If you don't, it will fail mysteriously after random recompilations, or
have performance degradations, etc.  You don't want to go there :-)


Segher
Christophe Leroy April 14, 2021, 12:42 p.m. UTC | #6
Le 14/04/2021 à 14:24, Segher Boessenkool a écrit :
> On Wed, Apr 14, 2021 at 12:01:21PM +1000, Nicholas Piggin wrote:
>> Would be nice if we could let the compiler deal with it all...
>>
>> static inline unsigned long lr(unsigned long *mem)
>> {
>>          unsigned long val;
>>
>>          /*
>>           * This doesn't clobber memory but want to avoid memory operations
>>           * moving ahead of it
>>           */
>>          asm volatile("ldarx     %0, %y1" : "=r"(val) : "Z"(*mem) : "memory");
>>
>>          return val;
>> }
> 
> (etc.)
> 
> That can not work reliably: the compiler can put random instructions
> between the larx and stcx. this way, and you then do not have guaranteed
> forward progress anymore.  It can put the two in different routines
> (after inlining and other interprocedural optimisations), duplicate
> them, make a different number of copies of them, etc.
> 
> Nothing of that is okay if you want to guarantee forward progress on all
> implementations, and also not if you want to have good performance
> everywhere (or anywhere even).  Unfortunately you have to write all
> larx/stcx. loops as one block of assembler, so that you know exactly
> what instructions will end up in your binary.
> 
> If you don't, it will fail mysteriously after random recompilations, or
> have performance degradations, etc.  You don't want to go there :-)
> 

Could the kernel use GCC builtin atomic functions instead ?

https://gcc.gnu.org/onlinedocs/gcc/_005f_005fatomic-Builtins.html
Segher Boessenkool April 14, 2021, 3:19 p.m.
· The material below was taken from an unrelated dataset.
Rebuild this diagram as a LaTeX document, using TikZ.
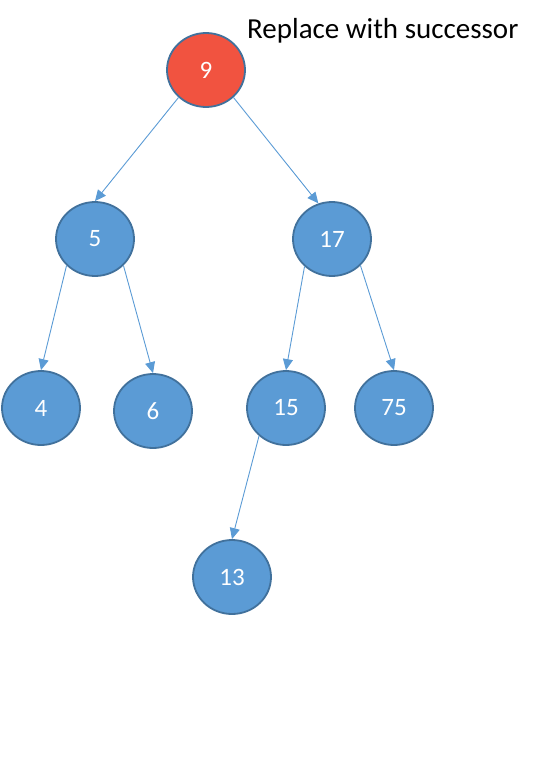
\documentclass[tikz,border=0pt]{standalone}
\usepackage{fontspec}
\setmainfont{Carlito}
\usetikzlibrary{shapes.geometric,arrows.meta}
\definecolor{nodeblue}{HTML}{5B9BD5}
\definecolor{nodeborder}{HTML}{41719C}
\definecolor{nodered}{HTML}{F15340}
\tikzset{
  treenode/.style={ellipse, draw=nodeborder, line width=1.8pt, fill=nodeblue,
    minimum width=78pt, minimum height=74pt, inner sep=0pt, text=white,
    font=\fontsize{25}{30}\selectfont},
  rednode/.style={treenode, fill=nodered},
  edge/.style={draw=nodeblue, line width=0.9pt, -{Triangle[length=11pt,width=10pt]}}
}
\begin{document}
\begin{tikzpicture}[x=1pt,y=-1pt]
\path[use as bounding box] (0,0) rectangle (558,784);
\node[rednode] (n9) at (206,70) {9};
\node[treenode] (n5) at (95,239) {5};
\node[treenode] (n17) at (332,239) {17};
\node[treenode] (n4) at (41,408) {4};
\node[treenode] (n6) at (153,411) {6};
\node[treenode] (n15) at (286,408) {15};
\node[treenode] (n75) at (394,408) {75};
\node[treenode] (n13) at (232,577) {13};
\node[anchor=base west, inner sep=0pt, font=\fontsize{29}{35}\selectfont] (title) at (247,38) {Replace with successor};
\draw[edge] (n9.225) -- (n5.north);
\draw[edge] (n9.315) -- (n17.111);
\draw[edge] (n5.223) -- (n4.north);
\draw[edge] (n5.317) -- (n6.north);
\draw[edge] (n17.225) -- (n15.north);
\draw[edge] (n17.317) -- (n75.north);
\draw[edge] (n15.226) -- (n13.north);
\end{tikzpicture}
\end{document}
UTC | #7
On Wed, Apr 14, 2021 at 02:42:51PM +0200, Christophe Leroy wrote:
> Le 14/04/2021 à 14:24, Segher Boessenkool a écrit :
> >On Wed, Apr 14, 2021 at 12:01:21PM +1000, Nicholas Piggin wrote:
> >>Would be nice if we could let the compiler deal with it all...
> >>
> >>static inline unsigned long lr(unsigned long *mem)
> >>{
> >>         unsigned long val;
> >>
> >>         /*
> >>          * This doesn't clobber memory but want to avoid memory 
> >>          operations
> >>          * moving ahead of it
> >>          */
> >>         asm volatile("ldarx     %0, %y1" : "=r"(val) : "Z"(*mem) : 
> >>         "memory");
> >>
> >>         return val;
> >>}
> >
> >(etc.)
> >
> >That can not work reliably: the compiler can put random instructions
> >between the larx and stcx. this way, and you then do not have guaranteed
> >forward progress anymore.  It can put the two in different routines
> >(after inlining and other interprocedural optimisations), duplicate
> >them, make a different number of copies of them, etc.
> >
> >Nothing of that is okay if you want to guarantee forward progress on all
> >implementations, and also not if you want to have good performance
> >everywhere (or anywhere even).  Unfortunately you have to write all
> >larx/stcx. loops as one block of assembler, so that you know exactly
> >what instructions will end up in your binary.
> >
> >If you don't, it will fail mysteriously after random recompilations, or
> >have performance degradations, etc.  You don't want to go there :-)
> >
> 
> Could the kernel use GCC builtin atomic functions instead ?
> 
> https://gcc.gnu.org/onlinedocs/gcc/_005f_005fatomic-Builtins.html

Certainly that should work fine for the simpler cases that the atomic
operations are meant to provide.  But esp. for not-so-simple cases the
kernel may require some behaviour provided by the existing assembler
implementation, and not by the atomic builtins.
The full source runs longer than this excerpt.